Myron hemen Kathy’yi aramaya başlıyor. Zaten alıcılar, Kathy skandalı yüzünden Christian’ın fiyatını düşürmeye çalışırken, bu durumun işi büsbütün tehlikeye atmasını istemiyor. Ayrıca Myron ailenin yabancısı da değil.

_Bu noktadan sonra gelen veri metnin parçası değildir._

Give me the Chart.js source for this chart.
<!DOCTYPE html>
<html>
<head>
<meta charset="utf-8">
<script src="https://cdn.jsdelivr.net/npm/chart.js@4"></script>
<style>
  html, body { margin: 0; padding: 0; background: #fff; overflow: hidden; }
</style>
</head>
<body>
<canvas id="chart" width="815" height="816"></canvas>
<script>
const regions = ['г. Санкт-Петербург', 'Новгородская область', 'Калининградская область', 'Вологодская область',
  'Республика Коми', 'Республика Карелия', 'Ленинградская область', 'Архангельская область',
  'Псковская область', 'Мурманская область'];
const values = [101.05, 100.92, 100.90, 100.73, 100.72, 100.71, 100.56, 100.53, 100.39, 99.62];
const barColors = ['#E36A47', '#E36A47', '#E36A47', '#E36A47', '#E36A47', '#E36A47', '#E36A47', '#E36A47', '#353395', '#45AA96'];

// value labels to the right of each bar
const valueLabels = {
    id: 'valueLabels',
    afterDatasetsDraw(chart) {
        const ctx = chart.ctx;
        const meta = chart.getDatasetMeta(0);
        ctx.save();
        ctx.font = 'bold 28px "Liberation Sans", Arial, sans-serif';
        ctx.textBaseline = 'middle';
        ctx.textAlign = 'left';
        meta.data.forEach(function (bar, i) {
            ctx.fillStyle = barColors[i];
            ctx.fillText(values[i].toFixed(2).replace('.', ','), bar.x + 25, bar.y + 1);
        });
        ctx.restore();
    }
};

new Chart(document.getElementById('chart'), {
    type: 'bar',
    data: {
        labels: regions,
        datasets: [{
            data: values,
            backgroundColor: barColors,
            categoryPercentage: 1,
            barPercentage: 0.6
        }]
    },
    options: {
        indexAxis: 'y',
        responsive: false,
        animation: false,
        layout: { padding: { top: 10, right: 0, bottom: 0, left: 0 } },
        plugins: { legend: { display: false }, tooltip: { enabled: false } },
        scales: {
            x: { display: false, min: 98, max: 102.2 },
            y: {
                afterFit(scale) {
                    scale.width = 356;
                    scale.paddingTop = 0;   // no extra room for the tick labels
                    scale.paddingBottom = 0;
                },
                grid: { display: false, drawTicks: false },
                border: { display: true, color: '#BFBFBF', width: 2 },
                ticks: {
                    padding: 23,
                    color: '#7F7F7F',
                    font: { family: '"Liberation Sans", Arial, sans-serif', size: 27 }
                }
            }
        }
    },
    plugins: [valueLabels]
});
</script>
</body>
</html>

Kathy’nin ablası yazar Jessica, onu terk etmiş olan sevgilisi. Üstelik Jessica da tam o sıralarda, babası Adam’ın ölümü münasebetiyle yeniden ortaya çıkmış. Polis, Adam’ın soygun nedeniyle öldürüldüğünü düşünüyor. Jessica ise, bu ölümle kardeşinin ortadan kayboluşunun birbiriyle ilintili olduğundan şüphelenmekte. Onun için de, Myron’a başvuruyor.
Sempatik esrar çözücü
Harlan Coben, üniversitenin son sınıfındayken yazı yazmak istediğini fark etti. Yirmi altı yaşındayken, ilk kitabı kabul edildi. 1990’daki “Play Dead” ve 1991’deki “Miracle Cure”un ardından da ilk seri romanını yazdı: “Oyunbozan”. Uzunca bir ara verse de (2000-2006), bu yıl Myron Bolitar dizisinin dokuzuncu kitabı “Long Lost” yayımlandı.

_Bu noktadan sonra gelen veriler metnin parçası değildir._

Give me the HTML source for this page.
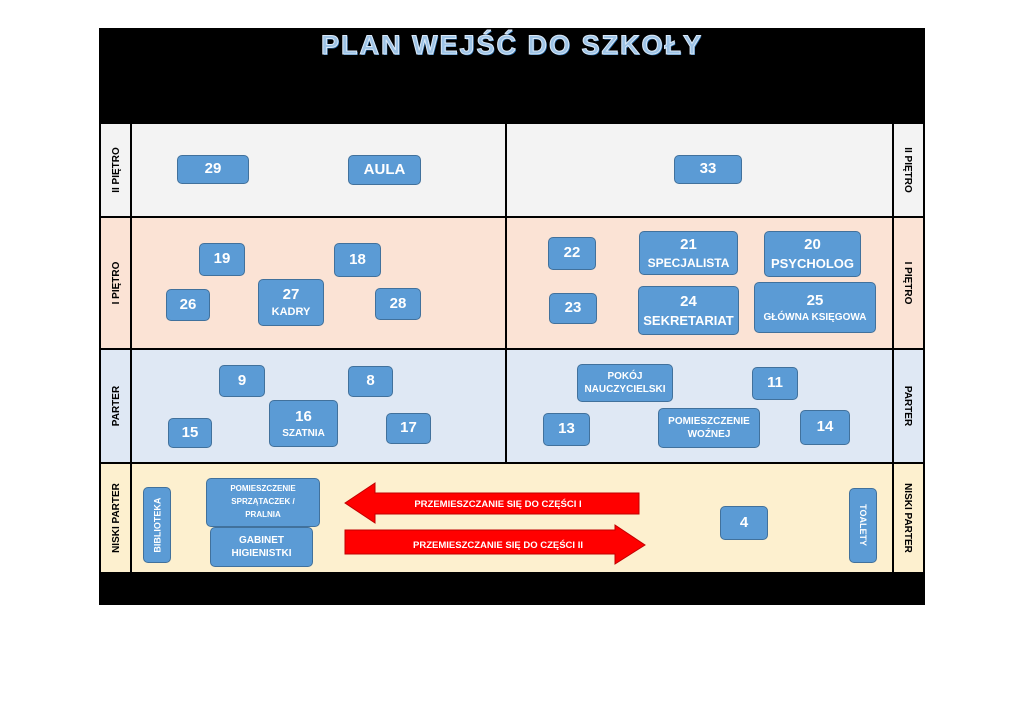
<!DOCTYPE html>
<html><head><meta charset="utf-8"><style>
body{margin:0;width:1024px;height:724px;background:#fff;position:relative;font-family:"Liberation Sans","DejaVu Sans",sans-serif;overflow:hidden}
.a{position:absolute}
.b{position:absolute;background:#5b9bd5;border:1px solid #41719c;border-radius:5px;color:#fff;font-family:"Liberation Sans Narrow","Liberation Sans",sans-serif;font-weight:bold;display:flex;flex-direction:column;align-items:center;justify-content:center;text-align:center;box-sizing:border-box;line-height:1.35}
.n{font-size:15px}.s{font-size:10px}.m{font-size:12px}
.lbl{position:absolute;display:flex;align-items:center;justify-content:center;font-size:10px;font-weight:bold;color:#000;white-space:nowrap}
.rl{transform:rotate(-90deg)}.rr{transform:rotate(90deg)}
</style></head><body>
<div class="a" style="left:99px;top:28px;width:826px;height:577px;background:#000"></div>
<div class="a" style="left:0;top:30px;width:1024px;text-align:center;font-size:27px;font-weight:bold;letter-spacing:2px;color:#9dc3e6;-webkit-text-stroke:1px #dbe9f7;text-shadow:1px 1px 0 #2e75b6">PLAN WEJŚĆ DO SZKOŁY</div>
<!-- rows -->
<div class="a" style="left:101px;top:124px;width:822px;height:92px;background:#f3f3f3"></div>
<div class="a" style="left:101px;top:218px;width:822px;height:130px;background:#fbe3d5"></div>
<div class="a" style="left:101px;top:350px;width:822px;height:112px;background:#dfe8f4"></div>
<div class="a" style="left:101px;top:464px;width:822px;height:108px;background:#fdf0cf"></div>
<!-- vertical lines -->
<div class="a" style="left:130px;top:123px;width:2px;height:450px;background:#000"></div>
<div class="a" style="left:892px;top:123px;width:2px;height:450px;background:#000"></div>
<div class="a" style="left:505px;top:123px;width:2px;height:340px;background:#000"></div>
<!-- side labels -->
<div class="lbl rl" style="left:71px;top:160px;width:90px;height:20px">II PIĘTRO</div>
<div class="lbl rr" style="left:863px;top:160px;width:90px;height:20px">II PIĘTRO</div>
<div class="lbl rl" style="left:71px;top:273px;width:90px;height:20px">I PIĘTRO</div>
<div class="lbl rr" style="left:863px;top:273px;width:90px;height:20px">I PIĘTRO</div>
<div class="lbl rl" style="left:71px;top:396px;width:90px;height:20px">PARTER</div>
<div class="lbl rr" style="left:863px;top:396px;width:90px;height:20px">PARTER</div>
<div class="lbl rl" style="left:66px;top:508px;width:100px;height:20px">NISKI PARTER</div>
<div class="lbl rr" style="left:858px;top:508px;width:100px;height:20px">NISKI PARTER</div>
<!-- II -->
<div class="b n" style="left:177px;top:155px;width:72px;height:29px">29</div>
<div class="b n" style="left:348px;top:155px;width:73px;height:30px">AULA</div>
<div class="b n" style="left:674px;top:155px;width:68px;height:29px">33</div>
<!-- I -->
<div class="b n" style="left:199px;top:243px;width:46px;height:33px">19</div>
<div class="b n" style="left:334px;top:243px;width:47px;height:34px">18</div>
<div class="b n" style="left:166px;top:289px;width:44px;height:32px">26</div>
<div class="b n" style="left:258px;top:279px;width:66px;height:47px"><span>27</span><span class="s" style="font-size:11px">KADRY</span></div>
<div class="b n" style="left:375px;top:288px;width:46px;height:32px">28</div>
<div class="b n" style="left:548px;top:237px;width:48px;height:33px">22</div>
<div class="b n" style="left:639px;top:231px;width:99px;height:44px"><span>21</span><span class="m">SPECJALISTA</span></div>
<div class="b n" style="left:764px;top:231px;width:97px;height:46px"><span>20</span><span style="font-size:13px">PSYCHOLOG</span></div>
<div class="b n" style="left:549px;top:293px;width:48px;height:31px">23</div>
<div class="b n" style="left:638px;top:286px;width:101px;height:49px"><span>24</span><span style="font-size:13px">SEKRETARIAT</span></div>
<div class="b n" style="left:754px;top:282px;width:122px;height:51px"><span>25</span><span class="s">GŁÓWNA KSIĘGOWA</span></div>
<!-- parter -->
<div class="b n" style="left:219px;top:365px;width:46px;height:32px">9</div>
<div class="b n" style="left:348px;top:366px;width:45px;height:31px">8</div>
<div class="b n" style="left:168px;top:418px;width:44px;height:30px">15</div>
<div class="b n" style="left:269px;top:400px;width:69px;height:47px"><span>16</span><span class="s">SZATNIA</span></div>
<div class="b n" style="left:386px;top:413px;width:45px;height:31px">17</div>
<div class="b s" style="left:577px;top:364px;width:96px;height:38px">POKÓJ<br>NAUCZYCIELSKI</div>
<div class="b n" style="left:752px;top:367px;width:46px;height:33px">11</div>
<div class="b n" style="left:543px;top:413px;width:47px;height:33px">13</div>
<div class="b s" style="left:658px;top:408px;width:102px;height:40px">POMIESZCZENIE<br>WOŹNEJ</div>
<div class="b n" style="left:800px;top:410px;width:50px;height:35px">14</div>
<!-- niski -->
<div class="b" style="left:143px;top:487px;width:28px;height:76px"><span class="rl" style="font-size:9px;white-space:nowrap">BIBLIOTEKA</span></div>
<div class="b" style="left:206px;top:478px;width:114px;height:49px;font-size:8px;line-height:1.6">POMIESZCZENIE<br>SPRZĄTACZEK /<br>PRALNIA</div>
<div class="b" style="left:210px;top:527px;width:103px;height:40px;font-size:10px">GABINET<br>HIGIENISTKI</div>
<div class="b n" style="left:720px;top:506px;width:48px;height:34px">4</div>
<div class="b" style="left:849px;top:488px;width:28px;height:75px"><span class="rr" style="font-size:9px;white-space:nowrap">TOALETY</span></div>
<svg class="a" style="left:0;top:0" width="1024" height="724">
<polygon points="345,503 375,483 375,493 639,493 639,514 375,514 375,523" fill="#ff0000" stroke="#c00000" stroke-width="1"/>
<polygon points="345,530 615,530 615,525 645,545 615,564 615,554 345,554" fill="#ff0000" stroke="#c00000" stroke-width="1"/>
<text x="498" y="507" font-size="9.5" font-weight="bold" fill="#fff" text-anchor="middle" font-family="Liberation Sans Narrow, Liberation Sans, sans-serif">PRZEMIESZCZANIE SIĘ DO CZĘŚCI I</text>
<text x="498" y="548" font-size="9.5" font-weight="bold" fill="#fff" text-anchor="middle" font-family="Liberation Sans Narrow, Liberation Sans, sans-serif">PRZEMIESZCZANIE SIĘ DO CZĘŚCI II</text>
</svg>
</body></html>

Kitaplar çok tempolu, esprili, başından sonuna okurun ilgisini çekiyor. Şiddet de mevcut, seks de, ama rahatsız edecek düzeyde değil. 2001 tarihli romanı “Tell No One” ise beyazperdeye uyarlandı ve aynı adla, yönetmen ve erkek oyuncu dahil, dört Cesar’lık bir film oldu. Coben’in Edgar, Shamus ve Anthony ödülleri var; bunların üçüne birden sahip olmuş tek yazar.
Myron’un kendisine gelince, bence bu âlemin en sempatik esrar çözücülerinden biri. Spor menajeri ama müşterilerinin başı hep bir şekilde derde giriyor, o da onlara yardım etmek zorunda kalıyor. Win’i, ruhunun kötü yansıması gibi yanısıra gezdirdiği için, şiddete de pek bulaşmıyor.

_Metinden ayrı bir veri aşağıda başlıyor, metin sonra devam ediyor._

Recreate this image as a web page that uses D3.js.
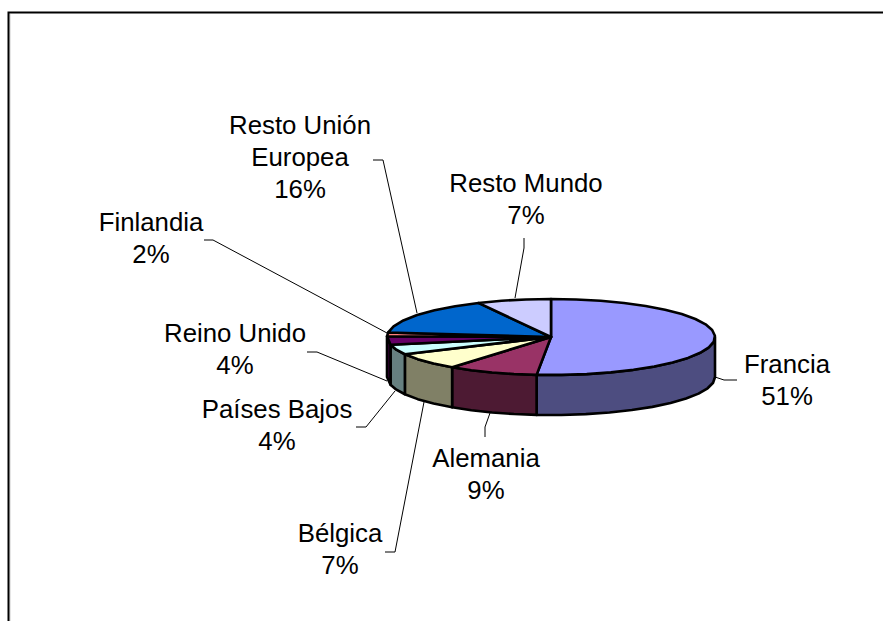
<!DOCTYPE html>
<html lang="es">
<head>
    <meta charset="UTF-8">
    <title>Pie</title>
    <style>
        body { margin: 0; background: #fff; }
        text { font-family: "Liberation Sans", Arial, sans-serif; font-size: 25.8px; fill: #000; text-anchor: middle; }
    </style>
</head>
<body>
    <script src="https://d3js.org/d3.v7.min.js"></script>
    <script>
        // datos (%), a partir de las 12 en sentido horario
        var categories = ["Francia", "Alemania", "Bélgica", "Países Bajos", "Reino Unido", "Finlandia", "Resto Unión Europea", "Resto Mundo"];
        var shares = [51.4, 8.9, 7.2, 4.2, 3.6, 1.6, 15.8, 7.3];
        var topColors = ["#9999FF", "#993366", "#FFFFCC", "#CCFFFF", "#660066", "#FF8080", "#0066CC", "#CCCCFF"];
        var sideColors = ["#4D4D80", "#4D1A33", "#808066", "#668080", "#330033", "#804040", "#003366", "#666680"];

        // donde va cada etiqueta: lineas de texto (centro x, base y) y linea guia
        var labelLines = [["Francia"], ["Alemania"], ["Bélgica"], ["Países Bajos"], ["Reino Unido"], ["Finlandia"], ["Resto Unión", "Europea"], ["Resto Mundo"]];
        var labelX = [787, 486, 340, 277, 235, 151, 300, 526];
        var labelY = [373, 467, 542, 418, 342, 231, 134, 192];
        var leaders = [
            [[715, 377], [724, 380], [737, 380]],
            [[490, 413], [485, 427], [485, 437]],
            [[424, 402], [395, 552], [385, 552]],
            [[395, 391], [366, 427], [356, 427]],
            [[387, 381], [317, 352], [307, 352]],
            [[387, 333], [213, 240], [204, 240]],
            [[417, 313], [383, 160], [373, 160]],
            [[515, 298], [524, 248], [524, 238]]
        ];

        var width = 883, height = 621;
        var cx = 551, cy = 337, rx = 164, ry = 38, depth = 40;
        var lineGap = 32;

        var svg = d3.select("body").append("svg")
            .attr("width", width)
            .attr("height", height)
            .style("display", "block");

        // marco
        svg.append("path").attr("d", "M10,621V14").attr("fill", "none").attr("stroke", "#ccc").attr("stroke-width", 1);
        svg.append("path").attr("d", "M8.5,621V12.5H883").attr("fill", "none").attr("stroke", "#000").attr("stroke-width", 2);

        var pie = d3.pie().sort(null);
        var slices = pie(shares);

        function px(a) { return cx + rx * Math.sin(a); }
        function py(a) { return cy - ry * Math.cos(a); }

        // arco del borde, un poco poligonal como en el original
        function rim(a0, a1) {
            var n = Math.max(1, Math.round((a1 - a0) / (Math.PI / 20)));
            return d3.range(n + 1).map(function(i) {
                var a = a0 + (a1 - a0) * i / n;
                return [px(a), py(a)];
            });
        }
        var line = d3.line();

        // lado: solo la mitad delantera de la elipse
        var side = svg.append("g").attr("id", "sides");
        slices.forEach(function(d, i) {
            var a0 = Math.max(d.startAngle, Math.PI / 2), a1 = Math.min(d.endAngle, Math.PI * 1.5);
            if (a1 <= a0) return;
            var upper = rim(a0, a1);
            var lower = upper.slice().reverse().map(function(p) { return [p[0], p[1] + depth]; });
            side.append("path")
                .attr("d", line(upper.concat(lower)) + "Z")
                .attr("fill", sideColors[i])
                .attr("stroke", "#000")
                .attr("stroke-width", 2.6)
                .attr("stroke-linejoin", "round");
        });

        // tapa
        var lid = svg.append("g").attr("id", "lid");
        lid.selectAll("path")
            .data(slices)
            .enter().append("path")
            .attr("d", function(d) { return line([[cx, cy]].concat(rim(d.startAngle, d.endAngle))) + "Z"; })
            .attr("fill", function(d, i) { return topColors[i]; })
            .attr("stroke", "#000")
            .attr("stroke-width", 2.6)
            .attr("stroke-linejoin", "round");

        // lineas guia
        svg.append("g").selectAll("path")
            .data(leaders)
            .enter().append("path")
            .attr("d", function(d) { return line(d); })
            .attr("fill", "none")
            .attr("stroke", "#000")
            .attr("stroke-width", 1);

        // etiquetas
        var pct = d3.format(".0f");
        categories.forEach(function(c, i) {
            var lines = labelLines[i].concat([pct(shares[i]) + "%"]);
            var g = svg.append("text")
                .attr("transform", "translate(" + labelX[i] + "," + labelY[i] + ")");
            lines.forEach(function(t, j) {
                g.append("tspan").attr("x", 0).attr("y", j * lineGap).text(t);
            });
        });
    </script>
</body>
</html>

Annesiyle babasının yanında, hatta onların evinin bodrumunda oturması, annesinin onu geç kalınca merak etmesi de ayrı bir mevzu. Jessica’ya karşı davranışından ise, düşünceli bir erkek olduğunu anlıyoruz. Gerçi Harlan Coben’in kahramanı daha önce de Türkçe olarak karşımıza geldi ama (“Asla Vazgeçme”, “Başka Şansın Yok”, “Karanlık Fotoğraf”) belki diyorum, en iyisi serinin ilk kitabıyla başlamaktır.